Mais Dudevant était hypocrite, il sut cacher dès lors son ressentiment. En attendant, grâce aux efforts réunis de de Sèze, d’Aurore et de son mari, le petit drame romanesque se transforma en amitié idyllique. Comme réfutation des méchantes allusions et assertions de certains auteurs, comme Viel-Castel et autres, prétendant qu’Aurélien de Sèze avait été l’amant d’Aurore, il nous suffit de dire qu’Aurore n’avait aucun secret pour son mari. Elle lui communiquait toutes les lettres qu’elle recevait d’Aurélien en son absence, elle lui disait toutes leurs rencontres à Paris et à Bordeaux quand elle y allait seule, ou les arrivées d’Aurélien à Nohant, en l’absence du mari.

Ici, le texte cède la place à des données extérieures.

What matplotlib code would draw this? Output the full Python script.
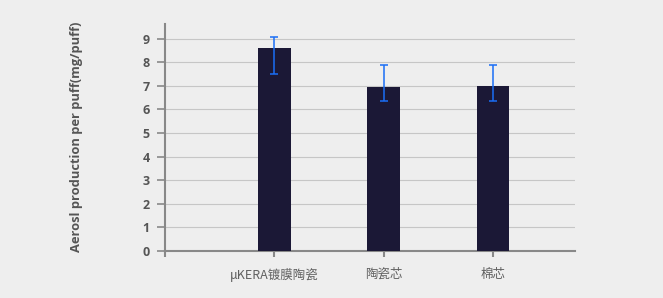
import matplotlib.pyplot as plt

# Data
categories = ["μKERA镀膜陶瓷", "陶瓷芯", "棉芯"]
values = [8.62, 6.97, 7.01]
err_low = [7.52, 6.37, 6.37]    # lower end of error bar
err_high = [9.08, 7.87, 7.87]   # upper end of error bar
y_ticks = [0, 1, 2, 3, 4, 5, 6, 7, 8, 9]

bg = "#eeeeee"
text_col = "#555555"

fig = plt.figure(figsize=(6.63, 2.98), dpi=100, facecolor=bg)
ax = fig.add_axes([165 / 663, 47 / 298, 410 / 663, 227 / 298], facecolor=bg)

x = [1, 2, 3]
yerr = [[v - lo for v, lo in zip(values, err_low)],
        [hi - v for v, hi in zip(values, err_high)]]

ax.bar(x, values, width=0.3, color="#1b1836", zorder=3)
ax.errorbar(x, values, yerr=yerr, fmt="none", ecolor="#1a6ef5",
            elinewidth=1.1, capsize=3.2, capthick=1.1, zorder=4)

ax.set_xlim(0, 3.75)
ax.set_ylim(0, 9.62)

# Grid and spines
ax.set_yticks(y_ticks)
ax.yaxis.grid(True, color="#c6c6c6", linewidth=0.8, zorder=0)
for side in ["top", "right"]:
    ax.spines[side].set_visible(False)
for side in ["left", "bottom"]:
    ax.spines[side].set_color("#888888")
    ax.spines[side].set_linewidth(1.5)

ax.set_xticks([0, 1, 2, 3])
ax.set_xticklabels([""] + categories, family=["Noto Sans CJK SC", "DejaVu Sans"],
                   fontsize=9, color="#606060")
ax.tick_params(axis="x", length=4, width=1.5, color="#888888", pad=8)
ax.tick_params(axis="y", length=6, width=1.2, color="#888888", pad=5,
               labelsize=9, labelcolor=text_col)
for lbl in ax.get_yticklabels():
    lbl.set_fontfamily("Open Sans")
    lbl.set_fontweight("bold")

ax.set_ylabel("Aerosl production per puff(mg/puff)", family="Open Sans",
              fontweight="bold", fontsize=9.3, color=text_col)
ax.yaxis.set_label_coords(-0.2, 0.504)

plt.savefig("out.png", dpi=100, facecolor=bg)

De Sèze, de son côté, soutenait avec une sévérité très correcte son rôle de simple ami, et, comme le prouvent ses lettres de plusieurs années à Aurore et à Zoé Leroy, et celles d’Aurore à lui et à Zoé, il tâchait de maintenir constamment la jeune femme ardente et enthousiaste dans le ton quelque peu surélevé, romanesco-mystique, que leur amitié avait pris dès son début. C’était un homme très cultivé, ayant beaucoup lu, de tempérament assez froid, quelque peu ambitieux, plus tard même un peu trop épris de ses succès parlementaires, mais très probe, très honnête, et d’une vraie noblesse de cœur, digne représentant de la vieille magistrature française avec ses hautes traditions, ses mœurs sévères et les grandes qualités morales de sa corporation[1].

  1. Voir à ce sujet, entre autres, la brochure de M. Auguste Nicolas « M. Aurélien de Sèze » Notice biographique. (56 pages, in-8o. Paris, Charles Douniol et Vaton, 1870.)